* **THE INPUT**:
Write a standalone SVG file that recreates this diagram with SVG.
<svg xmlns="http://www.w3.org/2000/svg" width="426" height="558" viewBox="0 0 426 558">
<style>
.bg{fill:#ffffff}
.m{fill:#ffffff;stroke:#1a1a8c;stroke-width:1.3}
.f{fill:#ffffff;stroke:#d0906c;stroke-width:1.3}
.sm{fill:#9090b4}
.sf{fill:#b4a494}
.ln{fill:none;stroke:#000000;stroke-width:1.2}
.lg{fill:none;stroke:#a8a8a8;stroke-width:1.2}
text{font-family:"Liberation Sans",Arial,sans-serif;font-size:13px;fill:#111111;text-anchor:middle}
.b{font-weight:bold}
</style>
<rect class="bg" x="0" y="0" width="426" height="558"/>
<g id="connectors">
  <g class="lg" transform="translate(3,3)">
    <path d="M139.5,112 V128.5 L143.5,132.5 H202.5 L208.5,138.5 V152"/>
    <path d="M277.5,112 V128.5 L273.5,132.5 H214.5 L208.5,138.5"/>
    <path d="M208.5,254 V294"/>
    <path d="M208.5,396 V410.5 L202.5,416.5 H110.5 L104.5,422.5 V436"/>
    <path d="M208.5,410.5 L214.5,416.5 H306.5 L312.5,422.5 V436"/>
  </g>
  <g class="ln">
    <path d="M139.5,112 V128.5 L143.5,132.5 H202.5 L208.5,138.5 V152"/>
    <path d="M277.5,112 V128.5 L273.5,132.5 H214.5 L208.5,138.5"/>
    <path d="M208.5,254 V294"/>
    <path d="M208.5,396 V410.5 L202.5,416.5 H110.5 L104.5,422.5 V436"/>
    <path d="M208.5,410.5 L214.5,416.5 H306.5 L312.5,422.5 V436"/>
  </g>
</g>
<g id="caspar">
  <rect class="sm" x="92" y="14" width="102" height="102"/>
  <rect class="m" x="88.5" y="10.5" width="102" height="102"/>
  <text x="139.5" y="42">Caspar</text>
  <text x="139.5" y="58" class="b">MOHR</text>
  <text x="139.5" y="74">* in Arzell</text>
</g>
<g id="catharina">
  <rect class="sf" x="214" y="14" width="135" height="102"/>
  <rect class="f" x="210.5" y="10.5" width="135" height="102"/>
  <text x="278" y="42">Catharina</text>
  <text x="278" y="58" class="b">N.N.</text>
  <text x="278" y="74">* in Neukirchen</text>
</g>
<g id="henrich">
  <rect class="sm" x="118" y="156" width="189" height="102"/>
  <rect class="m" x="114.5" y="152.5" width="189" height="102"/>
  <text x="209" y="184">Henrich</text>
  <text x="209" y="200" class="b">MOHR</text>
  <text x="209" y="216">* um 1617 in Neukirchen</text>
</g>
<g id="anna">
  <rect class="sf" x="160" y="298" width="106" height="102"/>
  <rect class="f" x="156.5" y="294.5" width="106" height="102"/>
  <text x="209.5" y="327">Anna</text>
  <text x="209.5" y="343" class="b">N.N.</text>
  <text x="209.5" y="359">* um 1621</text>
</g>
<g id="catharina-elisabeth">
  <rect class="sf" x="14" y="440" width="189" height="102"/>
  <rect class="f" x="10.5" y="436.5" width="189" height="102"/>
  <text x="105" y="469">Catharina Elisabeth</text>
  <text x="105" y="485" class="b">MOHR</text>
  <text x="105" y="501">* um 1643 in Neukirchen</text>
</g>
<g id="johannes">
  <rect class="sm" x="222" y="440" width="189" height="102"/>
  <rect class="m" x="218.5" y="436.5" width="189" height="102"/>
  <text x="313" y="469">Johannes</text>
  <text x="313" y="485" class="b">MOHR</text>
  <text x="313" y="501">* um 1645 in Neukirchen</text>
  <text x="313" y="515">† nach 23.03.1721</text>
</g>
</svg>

...

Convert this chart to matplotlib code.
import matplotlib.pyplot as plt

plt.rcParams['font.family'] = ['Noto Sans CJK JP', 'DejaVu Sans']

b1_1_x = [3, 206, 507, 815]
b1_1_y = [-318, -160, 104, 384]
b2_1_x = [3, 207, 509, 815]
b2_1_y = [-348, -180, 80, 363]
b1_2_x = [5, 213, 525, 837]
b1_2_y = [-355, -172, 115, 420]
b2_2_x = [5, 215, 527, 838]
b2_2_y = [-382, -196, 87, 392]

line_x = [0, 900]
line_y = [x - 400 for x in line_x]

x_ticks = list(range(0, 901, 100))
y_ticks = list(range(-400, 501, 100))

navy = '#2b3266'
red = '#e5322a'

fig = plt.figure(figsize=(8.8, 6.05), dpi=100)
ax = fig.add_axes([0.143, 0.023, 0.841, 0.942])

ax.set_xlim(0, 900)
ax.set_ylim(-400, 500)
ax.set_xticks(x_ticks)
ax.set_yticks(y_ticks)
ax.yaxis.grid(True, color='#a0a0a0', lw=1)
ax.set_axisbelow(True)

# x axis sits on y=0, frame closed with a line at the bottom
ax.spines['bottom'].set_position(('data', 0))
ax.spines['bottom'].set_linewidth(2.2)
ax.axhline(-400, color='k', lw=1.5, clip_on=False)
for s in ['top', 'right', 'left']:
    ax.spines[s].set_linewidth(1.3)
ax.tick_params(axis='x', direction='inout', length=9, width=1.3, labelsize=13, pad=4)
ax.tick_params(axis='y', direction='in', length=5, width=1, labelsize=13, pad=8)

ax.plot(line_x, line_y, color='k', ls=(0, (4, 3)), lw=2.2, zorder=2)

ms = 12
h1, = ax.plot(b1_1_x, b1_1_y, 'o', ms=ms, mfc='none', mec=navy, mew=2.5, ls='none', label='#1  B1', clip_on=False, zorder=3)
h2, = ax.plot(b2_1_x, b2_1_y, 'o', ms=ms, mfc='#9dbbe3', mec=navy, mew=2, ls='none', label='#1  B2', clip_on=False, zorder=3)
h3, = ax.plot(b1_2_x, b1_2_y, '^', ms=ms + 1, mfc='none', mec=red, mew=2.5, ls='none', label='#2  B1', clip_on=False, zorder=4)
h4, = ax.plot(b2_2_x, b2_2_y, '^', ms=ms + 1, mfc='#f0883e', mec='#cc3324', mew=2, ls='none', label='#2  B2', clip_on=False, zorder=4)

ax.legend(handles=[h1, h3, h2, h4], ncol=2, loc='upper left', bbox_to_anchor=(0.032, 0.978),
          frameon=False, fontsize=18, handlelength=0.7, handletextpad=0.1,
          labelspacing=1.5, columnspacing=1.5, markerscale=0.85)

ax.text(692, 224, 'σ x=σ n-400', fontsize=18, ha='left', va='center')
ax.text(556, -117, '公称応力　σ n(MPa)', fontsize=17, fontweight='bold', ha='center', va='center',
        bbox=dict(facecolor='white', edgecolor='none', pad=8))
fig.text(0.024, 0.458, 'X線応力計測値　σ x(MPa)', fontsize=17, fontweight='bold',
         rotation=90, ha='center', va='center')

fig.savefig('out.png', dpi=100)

* **STATED GOAL**:
In the listing above, locate the line with "Convert this chart to matplotlib code." and the line with "ax.set_axisbelow(True)", then extract exactly those lines and every line between them, and nothing more.

* **FINAL RESULT**:
Convert this chart to matplotlib code.
import matplotlib.pyplot as plt

plt.rcParams['font.family'] = ['Noto Sans CJK JP', 'DejaVu Sans']

b1_1_x = [3, 206, 507, 815]
b1_1_y = [-318, -160, 104, 384]
b2_1_x = [3, 207, 509, 815]
b2_1_y = [-348, -180, 80, 363]
b1_2_x = [5, 213, 525, 837]
b1_2_y = [-355, -172, 115, 420]
b2_2_x = [5, 215, 527, 838]
b2_2_y = [-382, -196, 87, 392]

line_x = [0, 900]
line_y = [x - 400 for x in line_x]

x_ticks = list(range(0, 901, 100))
y_ticks = list(range(-400, 501, 100))

navy = '#2b3266'
red = '#e5322a'

fig = plt.figure(figsize=(8.8, 6.05), dpi=100)
ax = fig.add_axes([0.143, 0.023, 0.841, 0.942])

ax.set_xlim(0, 900)
ax.set_ylim(-400, 500)
ax.set_xticks(x_ticks)
ax.set_yticks(y_ticks)
ax.yaxis.grid(True, color='#a0a0a0', lw=1)
ax.set_axisbelow(True)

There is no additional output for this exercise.